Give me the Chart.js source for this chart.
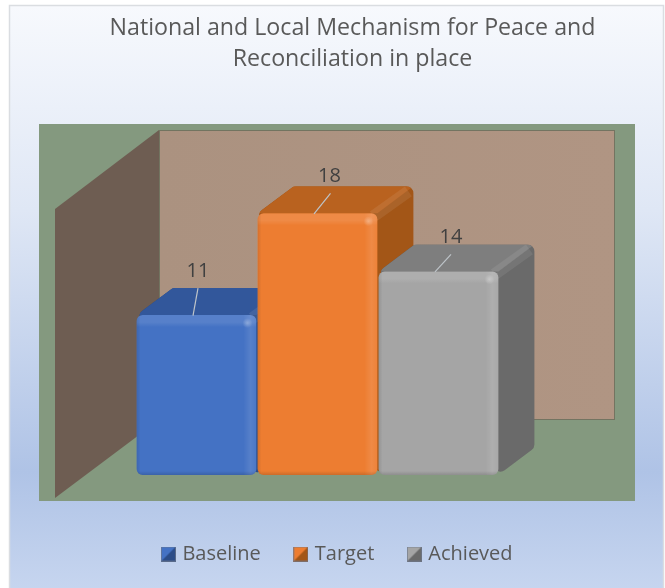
<!DOCTYPE html>
<html>
<head>
<meta charset="utf-8">
<script src="https://cdn.jsdelivr.net/npm/chart.js@4"></script>
<style>html,body{margin:0;padding:0;background:#fff}canvas{display:block}</style>
</head>
<body>
<canvas id="c" width="665" height="588"></canvas>
<script>
const categories = ['Mechanisms in place'];
const seriesNames = ['Baseline', 'Target', 'Achieved'];
const seriesValues = [[11], [18], [14]];
const titleLines = ['National and Local Mechanism for Peace and', 'Reconciliation in place'];

const frontColors = ['#4472C4', '#ED7D31', '#A5A5A5'];
const topColors = ['#32579B', '#B9621F', '#7E7E7E'];
const sideColors = ['#2B4C88', '#A35617', '#6A6A6A'];
const labelOffsets = [[1.5, -44], [12, -36.5], [12.5, -34.5]];
const leaderOffsets = [[1.5, -27], [13, -20], [12.5, -17]];
const DEPTH_X = 36, DEPTH_Y = -27;
const FONT = '"Open Sans", sans-serif';

function roundedPoly(ctx, pts, r) {
  const n = pts.length;
  const a = pts[n - 1], b = pts[0];
  ctx.beginPath();
  ctx.moveTo((a[0] + b[0]) / 2, (a[1] + b[1]) / 2);
  for (let i = 0; i < n; i++) {
    const p = pts[i], q = pts[(i + 1) % n];
    ctx.arcTo(p[0], p[1], (p[0] + q[0]) / 2, (p[1] + q[1]) / 2, r);
  }
  ctx.closePath();
}

const scene = {
  id: 'scene',
  afterLayout(chart) {
    // the reference centres its title and legend right of the canvas middle
    chart.titleBlock.left += 20; chart.titleBlock.right += 20;
    chart.legend.left += 6; chart.legend.right += 6;
  },
  beforeDraw(chart) {
    const { ctx, chartArea: a } = chart;
    ctx.save();
    ctx.fillStyle = '#ffffff';
    ctx.fillRect(0, 0, 665, 588);
    const g = ctx.createLinearGradient(0, 6, 0, 588);
    g.addColorStop(0, '#F7F9FD');
    g.addColorStop(0.35, '#DFE7F5');
    g.addColorStop(0.8, '#AFC3E6');
    g.addColorStop(1, '#C6D5EF');
    ctx.fillStyle = g;
    ctx.fillRect(10, 6, 653, 582);
    ctx.strokeStyle = '#DADDE1';
    ctx.lineWidth = 1.5;
    ctx.strokeRect(9.5, 5.5, 654, 590);

    // plot backdrop and walls, placed relative to the chart area
    const L = a.left, B = a.bottom;
    ctx.fillStyle = '#84997F';
    ctx.fillRect(L - 97, B - 351, 596, 377);
    const wx = L + 23, wr = L + 479, wt = B - 345, wb = B - 55;
    const wg = ctx.createLinearGradient(wx, 0, wr, 0);
    wg.addColorStop(0, '#AB9280');
    wg.addColorStop(1, '#B09583');
    ctx.fillStyle = wg;
    ctx.fillRect(wx, wt, wr - wx, wb - wt);
    ctx.strokeStyle = 'rgba(95,105,85,0.75)';
    ctx.lineWidth = 1;
    ctx.strokeRect(wx + 0.5, wt + 0.5, wr - wx - 1, wb - wt - 1);
    ctx.beginPath();
    ctx.moveTo(wx, wt);
    ctx.lineTo(L - 81, wt + 79);
    ctx.lineTo(L - 81, B + 23);
    ctx.lineTo(wx, wb);
    ctx.closePath();
    ctx.fillStyle = '#6E5D52';
    ctx.fill();
    ctx.restore();
  },
  beforeDatasetsDraw(chart) {
    const { ctx } = chart;
    ctx.save();
    chart.data.datasets.forEach((ds, i) => {
      const b = chart.getDatasetMeta(i).data[0];
      const l = b.x - b.width / 2, r = b.x + b.width / 2, y = b.y, base = b.base;
      const dx = DEPTH_X, dy = DEPTH_Y;
      ctx.save();
      roundedPoly(ctx, [[l, y], [l + dx, y + dy], [r + dx, y + dy], [r + dx, base + dy], [r, base]], 7);
      ctx.clip();
      ctx.fillStyle = sideColors[i];
      ctx.fillRect(l, y + dy, r - l + dx + 1, base - y - dy + 1);
      ctx.beginPath();
      ctx.moveTo(l, y); ctx.lineTo(r, y); ctx.lineTo(r + dx, y + dy); ctx.lineTo(l + dx, y + dy);
      ctx.closePath();
      ctx.fillStyle = topColors[i];
      ctx.fill();
      // bevelled ridge between top and side faces
      ctx.beginPath();
      ctx.moveTo(r - 4, y + 3);
      ctx.lineTo(r + dx - 5, y + dy + 5);
      ctx.strokeStyle = 'rgba(255,255,255,0.08)';
      ctx.lineWidth = 12;
      ctx.stroke();
      ctx.restore();
    });
    ctx.restore();
  },
  afterDatasetsDraw(chart) {
    const { ctx } = chart;
    ctx.save();
    chart.data.datasets.forEach((ds, i) => {
      const b = chart.getDatasetMeta(i).data[0];
      const l = b.x - b.width / 2, r = b.x + b.width / 2, y = b.y, base = b.base;
      ctx.save();
      ctx.beginPath();
      ctx.roundRect(l, y, r - l, base - y, 6);
      ctx.clip();
      let g = ctx.createLinearGradient(0, y, 0, y + 12);
      g.addColorStop(0, 'rgba(255,255,255,0.10)');
      g.addColorStop(0.6, 'rgba(255,255,255,0.10)');
      g.addColorStop(1, 'rgba(255,255,255,0)');
      ctx.fillStyle = g;
      ctx.fillRect(l, y, r - l, 12);
      g = ctx.createLinearGradient(r - 13, 0, r, 0);
      g.addColorStop(0, 'rgba(255,255,255,0)');
      g.addColorStop(0.55, 'rgba(255,255,255,0.10)');
      g.addColorStop(1, 'rgba(255,255,255,0.04)');
      ctx.fillStyle = g;
      ctx.fillRect(r - 13, y, 13, base - y);
      g = ctx.createLinearGradient(l, 0, l + 4, 0);
      g.addColorStop(0, 'rgba(0,0,0,0.10)');
      g.addColorStop(1, 'rgba(0,0,0,0)');
      ctx.fillStyle = g;
      ctx.fillRect(l, y, 4, base - y);
      g = ctx.createLinearGradient(0, base - 4, 0, base);
      g.addColorStop(0, 'rgba(0,0,0,0)');
      g.addColorStop(1, 'rgba(0,0,0,0.14)');
      ctx.fillStyle = g;
      ctx.fillRect(l, base - 4, r - l, 4);
      g = ctx.createRadialGradient(r - 9, y + 8, 0, r - 9, y + 8, 5);
      g.addColorStop(0, 'rgba(255,255,255,0.28)');
      g.addColorStop(1, 'rgba(255,255,255,0)');
      ctx.fillStyle = g;
      ctx.fillRect(r - 15, y + 2, 12, 12);
      ctx.restore();

      // leader line and data label
      const lead = leaderOffsets[i], lab = labelOffsets[i];
      ctx.beginPath();
      ctx.moveTo(b.x - 3.5, y + 0.5);
      ctx.lineTo(b.x + lead[0], y + lead[1]);
      ctx.strokeStyle = '#BEC4C9';
      ctx.lineWidth = 1.2;
      ctx.stroke();
      ctx.fillStyle = '#404040';
      ctx.font = '20px ' + FONT;
      ctx.textAlign = 'center';
      ctx.textBaseline = 'middle';
      ctx.fillText(String(ds.data[0]), b.x + lab[0], y + lab[1]);
    });
    ctx.restore();
  }
};

function swatch(i) {
  const s = document.createElement('canvas');
  s.width = 15; s.height = 15;
  const c = s.getContext('2d');
  c.fillStyle = sideColors[i];
  c.fillRect(0, 0, 15, 15);
  c.beginPath();
  c.moveTo(0, 0); c.lineTo(15, 0); c.lineTo(0, 15); c.closePath();
  c.fillStyle = frontColors[i];
  c.fill();
  c.strokeStyle = 'rgba(110,120,140,0.7)';
  c.strokeRect(0.5, 0.5, 14, 14);
  return s;
}

const spacer = (w) => ({
  display: true,
  ticks: { display: false },
  grid: { display: false, drawTicks: false },
  border: { display: false },
  afterFit(s) { s.width = w; }
});

new Chart(document.getElementById('c'), {
  type: 'bar',
  data: {
    labels: categories,
    datasets: seriesNames.map((name, i) => ({
      label: name,
      data: seriesValues[i],
      backgroundColor: frontColors[i],
      borderRadius: 6,
      borderSkipped: false,
      barPercentage: 0.99,
      categoryPercentage: 1
    }))
  },
  options: {
    responsive: false,
    animation: false,
    layout: { padding: { left: 0, right: 0, top: 0, bottom: 14 } },
    scales: {
      x: {
        display: true,
        ticks: { display: false },
        grid: { display: false, drawTicks: false },
        border: { display: false },
        afterFit(s) { s.height = 33; }
      },
      y: Object.assign(spacer(136), { min: 0, max: 20, position: 'left' }),
      yRight: Object.assign(spacer(166), { position: 'right', axis: 'y' })
    },
    plugins: {
      tooltip: { enabled: false },
      title: {
        display: true,
        text: titleLines,
        color: '#595959',
        font: { family: FONT, size: 23.2, weight: 'normal', lineHeight: 1.34 },
        padding: { top: 13, bottom: 109 }
      },
      legend: {
        position: 'bottom',
        labels: {
          color: '#595959',
          font: { family: FONT, size: 20 },
          padding: 36,
          usePointStyle: true,
          pointStyleWidth: 8,
          boxHeight: 15,
          generateLabels(chart) {
            return chart.data.datasets.map((d, i) => ({
              text: d.label,
              pointStyle: swatch(i),
              fontColor: '#595959',
              lineWidth: 0,
              strokeStyle: 'transparent',
              fillStyle: frontColors[i],
              datasetIndex: i
            }));
          }
        }
      }
    }
  },
  plugins: [scene]
});
</script>
</body>
</html>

_Exercise goal_:
Please quote the lines of the material, beginning with the first and ending with the one that contains "const titleLines = ['National", exactly as written and without any pictures.

_Right answer_:
Give me the Chart.js source for this chart.
<!DOCTYPE html>
<html>
<head>
<meta charset="utf-8">
<script src="https://cdn.jsdelivr.net/npm/chart.js@4"></script>
<style>html,body{margin:0;padding:0;background:#fff}canvas{display:block}</style>
</head>
<body>
<canvas id="c" width="665" height="588"></canvas>
<script>
const categories = ['Mechanisms in place'];
const seriesNames = ['Baseline', 'Target', 'Achieved'];
const seriesValues = [[11], [18], [14]];
const titleLines = ['National and Local Mechanism for Peace and', 'Reconciliation in place'];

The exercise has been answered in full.